__RECORDED DATA__.
○ ○ ○
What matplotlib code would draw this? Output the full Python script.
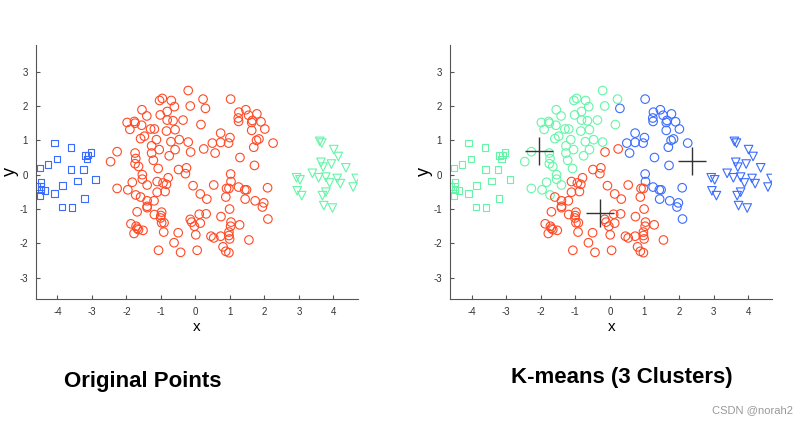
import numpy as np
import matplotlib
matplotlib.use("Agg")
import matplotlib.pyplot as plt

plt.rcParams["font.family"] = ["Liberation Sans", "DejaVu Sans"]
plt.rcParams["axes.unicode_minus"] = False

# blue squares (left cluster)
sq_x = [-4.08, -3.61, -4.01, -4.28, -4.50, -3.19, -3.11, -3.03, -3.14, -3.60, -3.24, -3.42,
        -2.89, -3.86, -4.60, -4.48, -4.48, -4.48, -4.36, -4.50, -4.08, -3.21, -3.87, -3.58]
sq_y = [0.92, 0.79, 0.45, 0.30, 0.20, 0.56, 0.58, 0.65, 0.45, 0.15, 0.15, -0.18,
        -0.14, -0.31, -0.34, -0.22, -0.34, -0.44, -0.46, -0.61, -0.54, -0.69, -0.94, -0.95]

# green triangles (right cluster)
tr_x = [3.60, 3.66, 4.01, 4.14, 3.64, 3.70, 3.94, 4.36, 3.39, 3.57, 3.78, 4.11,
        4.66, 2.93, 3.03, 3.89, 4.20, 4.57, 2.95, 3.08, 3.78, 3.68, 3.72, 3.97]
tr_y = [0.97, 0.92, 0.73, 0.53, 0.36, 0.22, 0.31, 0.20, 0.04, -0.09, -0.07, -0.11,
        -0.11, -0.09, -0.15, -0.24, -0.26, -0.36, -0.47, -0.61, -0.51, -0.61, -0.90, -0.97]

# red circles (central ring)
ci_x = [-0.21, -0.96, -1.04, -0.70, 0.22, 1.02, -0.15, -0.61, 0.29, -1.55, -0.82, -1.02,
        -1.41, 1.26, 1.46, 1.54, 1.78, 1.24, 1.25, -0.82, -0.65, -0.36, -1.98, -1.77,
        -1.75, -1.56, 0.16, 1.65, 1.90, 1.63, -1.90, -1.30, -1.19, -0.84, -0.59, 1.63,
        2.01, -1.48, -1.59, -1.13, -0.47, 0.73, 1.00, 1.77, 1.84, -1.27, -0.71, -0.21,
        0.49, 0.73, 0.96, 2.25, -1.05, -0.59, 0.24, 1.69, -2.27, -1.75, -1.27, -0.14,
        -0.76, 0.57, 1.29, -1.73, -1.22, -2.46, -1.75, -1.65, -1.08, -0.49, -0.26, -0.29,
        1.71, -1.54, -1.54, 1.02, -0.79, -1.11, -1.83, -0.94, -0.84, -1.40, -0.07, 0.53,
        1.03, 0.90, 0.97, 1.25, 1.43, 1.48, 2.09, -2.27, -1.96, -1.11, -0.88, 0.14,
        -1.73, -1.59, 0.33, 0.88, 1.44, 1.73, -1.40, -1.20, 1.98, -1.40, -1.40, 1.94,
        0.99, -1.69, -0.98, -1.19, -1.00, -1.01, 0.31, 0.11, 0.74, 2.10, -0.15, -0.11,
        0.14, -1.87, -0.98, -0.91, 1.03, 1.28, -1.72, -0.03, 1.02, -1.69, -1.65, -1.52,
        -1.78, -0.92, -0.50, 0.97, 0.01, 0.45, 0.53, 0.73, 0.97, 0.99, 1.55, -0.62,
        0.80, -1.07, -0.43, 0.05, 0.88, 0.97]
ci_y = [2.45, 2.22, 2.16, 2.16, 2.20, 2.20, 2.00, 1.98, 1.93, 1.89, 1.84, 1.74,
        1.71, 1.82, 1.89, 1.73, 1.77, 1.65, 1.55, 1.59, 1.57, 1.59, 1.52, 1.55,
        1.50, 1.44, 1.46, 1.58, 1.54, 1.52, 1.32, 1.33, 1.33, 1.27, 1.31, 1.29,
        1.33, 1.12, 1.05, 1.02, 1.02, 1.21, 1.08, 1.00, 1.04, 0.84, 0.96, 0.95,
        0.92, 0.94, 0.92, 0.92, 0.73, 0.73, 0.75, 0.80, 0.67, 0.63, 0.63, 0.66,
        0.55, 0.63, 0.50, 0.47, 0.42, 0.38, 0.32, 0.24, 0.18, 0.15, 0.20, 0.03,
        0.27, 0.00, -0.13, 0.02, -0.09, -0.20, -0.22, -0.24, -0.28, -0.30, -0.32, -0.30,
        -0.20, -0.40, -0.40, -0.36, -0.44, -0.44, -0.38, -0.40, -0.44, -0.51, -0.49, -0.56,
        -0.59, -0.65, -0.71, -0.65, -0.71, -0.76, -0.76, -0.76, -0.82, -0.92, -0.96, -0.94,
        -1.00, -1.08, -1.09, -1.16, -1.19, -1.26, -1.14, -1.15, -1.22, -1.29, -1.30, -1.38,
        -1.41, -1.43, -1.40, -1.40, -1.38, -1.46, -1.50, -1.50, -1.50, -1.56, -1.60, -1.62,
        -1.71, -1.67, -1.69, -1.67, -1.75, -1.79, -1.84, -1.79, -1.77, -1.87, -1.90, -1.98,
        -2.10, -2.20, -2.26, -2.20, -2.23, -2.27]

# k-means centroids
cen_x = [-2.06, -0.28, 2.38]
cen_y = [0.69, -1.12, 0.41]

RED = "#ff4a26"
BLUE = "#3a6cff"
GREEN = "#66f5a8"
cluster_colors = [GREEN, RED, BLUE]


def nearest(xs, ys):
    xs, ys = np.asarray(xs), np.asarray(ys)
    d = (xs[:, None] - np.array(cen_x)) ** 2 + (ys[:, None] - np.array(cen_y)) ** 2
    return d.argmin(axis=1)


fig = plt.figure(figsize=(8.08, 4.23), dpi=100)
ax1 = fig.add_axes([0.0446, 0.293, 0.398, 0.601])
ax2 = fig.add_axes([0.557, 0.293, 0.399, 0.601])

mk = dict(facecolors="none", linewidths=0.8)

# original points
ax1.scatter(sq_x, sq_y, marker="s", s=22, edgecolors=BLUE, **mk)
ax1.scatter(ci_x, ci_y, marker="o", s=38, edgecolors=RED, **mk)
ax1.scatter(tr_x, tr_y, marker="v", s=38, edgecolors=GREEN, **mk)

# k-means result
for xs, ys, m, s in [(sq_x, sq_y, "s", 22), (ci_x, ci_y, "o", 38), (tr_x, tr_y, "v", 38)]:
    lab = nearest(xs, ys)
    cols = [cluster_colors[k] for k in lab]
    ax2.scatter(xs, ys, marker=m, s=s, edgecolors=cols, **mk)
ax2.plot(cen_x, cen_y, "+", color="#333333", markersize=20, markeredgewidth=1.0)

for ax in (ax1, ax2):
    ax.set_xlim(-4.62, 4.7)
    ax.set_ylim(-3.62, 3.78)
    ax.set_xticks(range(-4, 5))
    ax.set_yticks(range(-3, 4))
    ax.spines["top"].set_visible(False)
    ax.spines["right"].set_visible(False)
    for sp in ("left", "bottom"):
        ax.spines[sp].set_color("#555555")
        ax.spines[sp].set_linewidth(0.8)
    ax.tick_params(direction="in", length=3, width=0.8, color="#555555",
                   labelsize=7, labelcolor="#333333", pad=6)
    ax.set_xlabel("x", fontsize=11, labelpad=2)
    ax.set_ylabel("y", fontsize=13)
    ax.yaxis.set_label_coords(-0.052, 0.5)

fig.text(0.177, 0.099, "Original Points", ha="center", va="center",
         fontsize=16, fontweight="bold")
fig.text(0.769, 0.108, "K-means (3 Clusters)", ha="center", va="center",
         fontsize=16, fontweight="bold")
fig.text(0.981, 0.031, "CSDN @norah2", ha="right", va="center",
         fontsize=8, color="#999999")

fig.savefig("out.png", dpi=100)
○ ○ ○
__PROBLEM STATEMENT__. Return the listing above word for word, with the pictures removed.

__EXERCISE SOLUTION__.
What matplotlib code would draw this? Output the full Python script.
import numpy as np
import matplotlib
matplotlib.use("Agg")
import matplotlib.pyplot as plt

plt.rcParams["font.family"] = ["Liberation Sans", "DejaVu Sans"]
plt.rcParams["axes.unicode_minus"] = False

# blue squares (left cluster)
sq_x = [-4.08, -3.61, -4.01, -4.28, -4.50, -3.19, -3.11, -3.03, -3.14, -3.60, -3.24, -3.42,
        -2.89, -3.86, -4.60, -4.48, -4.48, -4.48, -4.36, -4.50, -4.08, -3.21, -3.87, -3.58]
sq_y = [0.92, 0.79, 0.45, 0.30, 0.20, 0.56, 0.58, 0.65, 0.45, 0.15, 0.15, -0.18,
        -0.14, -0.31, -0.34, -0.22, -0.34, -0.44, -0.46, -0.61, -0.54, -0.69, -0.94, -0.95]

# green triangles (right cluster)
tr_x = [3.60, 3.66, 4.01, 4.14, 3.64, 3.70, 3.94, 4.36, 3.39, 3.57, 3.78, 4.11,
        4.66, 2.93, 3.03, 3.89, 4.20, 4.57, 2.95, 3.08, 3.78, 3.68, 3.72, 3.97]
tr_y = [0.97, 0.92, 0.73, 0.53, 0.36, 0.22, 0.31, 0.20, 0.04, -0.09, -0.07, -0.11,
        -0.11, -0.09, -0.15, -0.24, -0.26, -0.36, -0.47, -0.61, -0.51, -0.61, -0.90, -0.97]

# red circles (central ring)
ci_x = [-0.21, -0.96, -1.04, -0.70, 0.22, 1.02, -0.15, -0.61, 0.29, -1.55, -0.82, -1.02,
        -1.41, 1.26, 1.46, 1.54, 1.78, 1.24, 1.25, -0.82, -0.65, -0.36, -1.98, -1.77,
        -1.75, -1.56, 0.16, 1.65, 1.90, 1.63, -1.90, -1.30, -1.19, -0.84, -0.59, 1.63,
        2.01, -1.48, -1.59, -1.13, -0.47, 0.73, 1.00, 1.77, 1.84, -1.27, -0.71, -0.21,
        0.49, 0.73, 0.96, 2.25, -1.05, -0.59, 0.24, 1.69, -2.27, -1.75, -1.27, -0.14,
        -0.76, 0.57, 1.29, -1.73, -1.22, -2.46, -1.75, -1.65, -1.08, -0.49, -0.26, -0.29,
        1.71, -1.54, -1.54, 1.02, -0.79, -1.11, -1.83, -0.94, -0.84, -1.40, -0.07, 0.53,
        1.03, 0.90, 0.97, 1.25, 1.43, 1.48, 2.09, -2.27, -1.96, -1.11, -0.88, 0.14,
        -1.73, -1.59, 0.33, 0.88, 1.44, 1.73, -1.40, -1.20, 1.98, -1.40, -1.40, 1.94,
        0.99, -1.69, -0.98, -1.19, -1.00, -1.01, 0.31, 0.11, 0.74, 2.10, -0.15, -0.11,
        0.14, -1.87, -0.98, -0.91, 1.03, 1.28, -1.72, -0.03, 1.02, -1.69, -1.65, -1.52,
        -1.78, -0.92, -0.50, 0.97, 0.01, 0.45, 0.53, 0.73, 0.97, 0.99, 1.55, -0.62,
        0.80, -1.07, -0.43, 0.05, 0.88, 0.97]
ci_y = [2.45, 2.22, 2.16, 2.16, 2.20, 2.20, 2.00, 1.98, 1.93, 1.89, 1.84, 1.74,
        1.71, 1.82, 1.89, 1.73, 1.77, 1.65, 1.55, 1.59, 1.57, 1.59, 1.52, 1.55,
        1.50, 1.44, 1.46, 1.58, 1.54, 1.52, 1.32, 1.33, 1.33, 1.27, 1.31, 1.29,
        1.33, 1.12, 1.05, 1.02, 1.02, 1.21, 1.08, 1.00, 1.04, 0.84, 0.96, 0.95,
        0.92, 0.94, 0.92, 0.92, 0.73, 0.73, 0.75, 0.80, 0.67, 0.63, 0.63, 0.66,
        0.55, 0.63, 0.50, 0.47, 0.42, 0.38, 0.32, 0.24, 0.18, 0.15, 0.20, 0.03,
        0.27, 0.00, -0.13, 0.02, -0.09, -0.20, -0.22, -0.24, -0.28, -0.30, -0.32, -0.30,
        -0.20, -0.40, -0.40, -0.36, -0.44, -0.44, -0.38, -0.40, -0.44, -0.51, -0.49, -0.56,
        -0.59, -0.65, -0.71, -0.65, -0.71, -0.76, -0.76, -0.76, -0.82, -0.92, -0.96, -0.94,
        -1.00, -1.08, -1.09, -1.16, -1.19, -1.26, -1.14, -1.15, -1.22, -1.29, -1.30, -1.38,
        -1.41, -1.43, -1.40, -1.40, -1.38, -1.46, -1.50, -1.50, -1.50, -1.56, -1.60, -1.62,
        -1.71, -1.67, -1.69, -1.67, -1.75, -1.79, -1.84, -1.79, -1.77, -1.87, -1.90, -1.98,
        -2.10, -2.20, -2.26, -2.20, -2.23, -2.27]

# k-means centroids
cen_x = [-2.06, -0.28, 2.38]
cen_y = [0.69, -1.12, 0.41]

RED = "#ff4a26"
BLUE = "#3a6cff"
GREEN = "#66f5a8"
cluster_colors = [GREEN, RED, BLUE]


def nearest(xs, ys):
    xs, ys = np.asarray(xs), np.asarray(ys)
    d = (xs[:, None] - np.array(cen_x)) ** 2 + (ys[:, None] - np.array(cen_y)) ** 2
    return d.argmin(axis=1)


fig = plt.figure(figsize=(8.08, 4.23), dpi=100)
ax1 = fig.add_axes([0.0446, 0.293, 0.398, 0.601])
ax2 = fig.add_axes([0.557, 0.293, 0.399, 0.601])

mk = dict(facecolors="none", linewidths=0.8)

# original points
ax1.scatter(sq_x, sq_y, marker="s", s=22, edgecolors=BLUE, **mk)
ax1.scatter(ci_x, ci_y, marker="o", s=38, edgecolors=RED, **mk)
ax1.scatter(tr_x, tr_y, marker="v", s=38, edgecolors=GREEN, **mk)

# k-means result
for xs, ys, m, s in [(sq_x, sq_y, "s", 22), (ci_x, ci_y, "o", 38), (tr_x, tr_y, "v", 38)]:
    lab = nearest(xs, ys)
    cols = [cluster_colors[k] for k in lab]
    ax2.scatter(xs, ys, marker=m, s=s, edgecolors=cols, **mk)
ax2.plot(cen_x, cen_y, "+", color="#333333", markersize=20, markeredgewidth=1.0)

for ax in (ax1, ax2):
    ax.set_xlim(-4.62, 4.7)
    ax.set_ylim(-3.62, 3.78)
    ax.set_xticks(range(-4, 5))
    ax.set_yticks(range(-3, 4))
    ax.spines["top"].set_visible(False)
    ax.spines["right"].set_visible(False)
    for sp in ("left", "bottom"):
        ax.spines[sp].set_color("#555555")
        ax.spines[sp].set_linewidth(0.8)
    ax.tick_params(direction="in", length=3, width=0.8, color="#555555",
                   labelsize=7, labelcolor="#333333", pad=6)
    ax.set_xlabel("x", fontsize=11, labelpad=2)
    ax.set_ylabel("y", fontsize=13)
    ax.yaxis.set_label_coords(-0.052, 0.5)

fig.text(0.177, 0.099, "Original Points", ha="center", va="center",
         fontsize=16, fontweight="bold")
fig.text(0.769, 0.108, "K-means (3 Clusters)", ha="center", va="center",
         fontsize=16, fontweight="bold")
fig.text(0.981, 0.031, "CSDN @norah2", ha="right", va="center",
         fontsize=8, color="#999999")

fig.savefig("out.png", dpi=100)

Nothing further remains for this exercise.